TARIM HAFTASI ETKİNLİKLERİ
DENİZLİ
11.01.2007
 

  Şubemiz "Tarım Haftası" etkinlikleri kapsamında 10 Ocak 2007 tarihinde Vilayet önünde çok sayıda üyemizin katılımı ile Atatürk anıtına Çelenk Koyma, Saygı Duruşu ve ardından Basın Açıklaması etkinliğini gerçekleştirdi.

  Daha sonra Denizli TMMOB Lokalinde Pamukkale ve Vehbi Bey Şarapçılık işletmelerinin katkıları ile başta Tarım İl Müdürü, Ziraat Odası Başkanı ve yöneticilerinin yine 100‘ü aşkın üyemizin katılımı ile Kokteyl verildi.

  Etkinliklerimiz Denizli görsel ve yazılı medyasında geniş yer almıştır.

  Basın açıklaması metni aşağıdadır.

                                                                                               10.01.2007

                                             BASIN DUYURUSU

              Bilindiği gibi 10 Ocağı kapsayan haftayı her yıl Tarım Haftası olarak kutlamaktayız. 161.  yılını kutladığımız bugün  Türk Tarımının geldiği noktaya baktığımızda, uzun yıllardır uygulana  gelen ve dışardan  dayatmalar sonucu biçimlendirilen Türk Tarımı çökme noktasına gelmiştir. Gelinen bugünkü noktada Türkiye tarım ürünleri dış alımcısı olmuş , her türlü destekten yoksun bırakılan   üreticimiz   yoksullaşmış,  kent varoşlarına göçe zorlanmıştır. Tarımda yaratılan katma değer bir avuç aracı ve tefecinin eline  geçmekte, üreticimiz hangi ürünü üreteceğini ve bunu kime ve kaça satacağını bilememekte, emeğinin hakkını da alamamaktadır. Tüm bunlara karşılık Türkiye tamamen dış güçlerin açık  pazarı konuna getirilmektedir.

         Bununla birlikte, meslektaşlarımız hızla işsizlığe  itilmekte yada düşük ücretlerle çalışmak zorunda bırakılmaktadırlar.

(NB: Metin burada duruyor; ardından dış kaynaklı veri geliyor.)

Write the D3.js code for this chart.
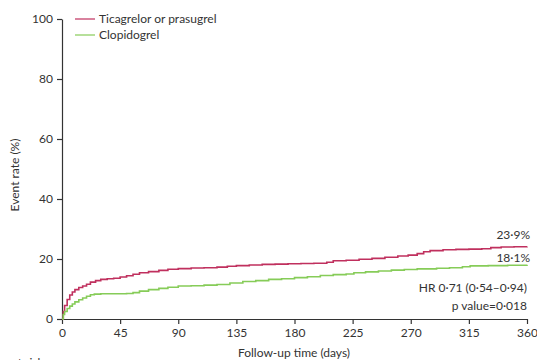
<!DOCTYPE html>
<html>
<head>
<script src="https://cdn.jsdelivr.net/npm/d3@7"></script>
<style>
  body { margin: 0; background: #fff; }
  svg text { font-family: Lato, "Open Sans", sans-serif; fill: #333; }
</style>
</head>
<body>
<div id="chart"></div>
<script>
var width = 537, height = 360;

var xTicks = [0, 45, 90, 135, 180, 225, 270, 315, 360];
var yTicks = [0, 20, 40, 60, 80, 100];

var seriesNames = ["Ticagrelor or prasugrel", "Clopidogrel"];
var seriesColors = ["#c0305e", "#86cc58"];

var redDays = [0,1,2,4,6,8,10,13,16,19,22,26,30,35,40,45,50,55,60,67,75,82,90,100,110,120,128,135,145,155,165,175,185,195,205,210,220,230,240,250,260,268,275,280,285,295,305,315,325,332,340,350,360];
var redRate = [0,2.5,4.5,6.5,8,9,9.8,10.5,11,11.6,12.3,12.8,13.2,13.4,13.6,14.0,14.4,14.9,15.4,15.8,16.2,16.6,16.8,17.0,17.1,17.3,17.6,17.8,18.0,18.2,18.3,18.4,18.5,18.6,18.9,19.4,19.6,19.9,20.2,20.6,21.0,21.3,21.8,22.4,22.8,23.1,23.2,23.3,23.4,23.8,24.0,24.1,24.2];

var greenDays = [0,1,2,4,6,8,10,13,16,19,22,25,30,40,50,55,60,67,75,82,90,100,110,120,130,140,150,160,170,180,190,200,210,220,226,235,245,255,265,275,290,300,310,316,330,345,360];
var greenRate = [0,1.5,2.5,3.5,4.3,5,5.7,6.4,7,7.6,8.1,8.3,8.4,8.4,8.5,8.8,9.3,9.8,10.2,10.6,11.0,11.1,11.3,11.5,12.0,12.5,12.8,13.2,13.4,13.8,14.1,14.5,14.8,15.0,15.4,15.7,16.0,16.3,16.5,16.7,16.9,17.1,17.4,17.7,17.8,17.9,18.1];

var endLabels = ["23\u00b79%", "18\u00b71%"];
var statLines = ["HR 0\u00b771 (0\u00b754\u20130\u00b794)", "p value=0\u00b7018"];

var svg = d3.select("#chart").append("svg")
    .attr("width", width)
    .attr("height", height);

var x = d3.scaleLinear().domain([0, 360]).range([62, 527]);
var y = d3.scaleLinear().domain([0, 100]).range([319, 19]);

// axes
svg.append("g")
    .attr("transform", "translate(0," + y(0) + ")")
    .call(d3.axisBottom(x).tickValues(xTicks).tickSize(5).tickPadding(4).tickSizeOuter(0));
svg.append("g")
    .attr("transform", "translate(" + x(0) + ",0)")
    .call(d3.axisLeft(y).tickValues(yTicks).tickSize(5).tickPadding(4).tickSizeOuter(0));

svg.selectAll(".domain, .tick line").attr("stroke", "#333").attr("stroke-width", 1.2);
svg.selectAll(".tick text").style("font-size", "12px").attr("fill", "#333");

// curves
var line = d3.line()
    .x(function(d) { return x(d[0]); })
    .y(function(d) { return y(d[1]); })
    .curve(d3.curveStepAfter);

var series = [d3.zip(redDays, redRate), d3.zip(greenDays, greenRate)];

svg.selectAll(".km")
    .data(series)
    .enter()
    .append("path")
    .attr("class", "km")
    .attr("fill", "none")
    .attr("stroke", function(d, i) { return seriesColors[i]; })
    .attr("stroke-width", 1.6)
    .attr("d", line);

// legend
var legend = svg.selectAll(".leg")
    .data(seriesNames)
    .enter()
    .append("g")
    .attr("transform", function(d, i) { return "translate(75," + (19 + i * 16) + ")"; });
legend.append("line")
    .attr("x1", 0).attr("x2", 20)
    .attr("stroke", function(d, i) { return seriesColors[i]; })
    .attr("stroke-width", 1.2);
legend.append("text")
    .attr("x", 24).attr("dy", "0.35em")
    .style("font-size", "12px")
    .text(function(d) { return d; });

// end-of-curve labels
svg.selectAll(".endlab")
    .data(endLabels)
    .enter()
    .append("text")
    .attr("x", 530)
    .attr("y", function(d, i) { return [239, 262][i]; })
    .attr("text-anchor", "end")
    .style("font-size", "12px")
    .text(function(d) { return d; });

svg.selectAll(".stat")
    .data(statLines)
    .enter()
    .append("text")
    .attr("x", 527)
    .attr("y", function(d, i) { return 292 + i * 18; })
    .attr("text-anchor", "end")
    .style("font-size", "12px")
    .text(function(d) { return d; });

// axis titles
svg.append("text")
    .attr("transform", "translate(19,175) rotate(-90)")
    .attr("text-anchor", "middle")
    .style("font-size", "12px")
    .text("Event rate (%)");

svg.append("text")
    .attr("x", 294).attr("y", 357)
    .attr("text-anchor", "middle")
    .style("font-size", "12px")
    .text("Follow-up time (days)");

// partly visible caption at the bottom edge, cut off as in the source
svg.append("text")
    .attr("x", -34).attr("y", 367)
    .style("font-size", "12px")
    .text("Number at risk");
</script>
</body>
</html>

         Özetle bugüne kadar  uygulanan işbirlikçi ve yanlış tarım  politikalarının  sonucu Türk Tarımının geldiği nokta bellidir ve bundan sonrada varacağı nokta da  bellidir. O nokta da tek yanlı ipoteğe bağlanmış, her  yönüyle teslim alınmış, diz çöktürülmüş, işsizliğin,  yoksulluğun ve açlığın  egemen olduğu bir Türkiye gerçeği  olacaktır.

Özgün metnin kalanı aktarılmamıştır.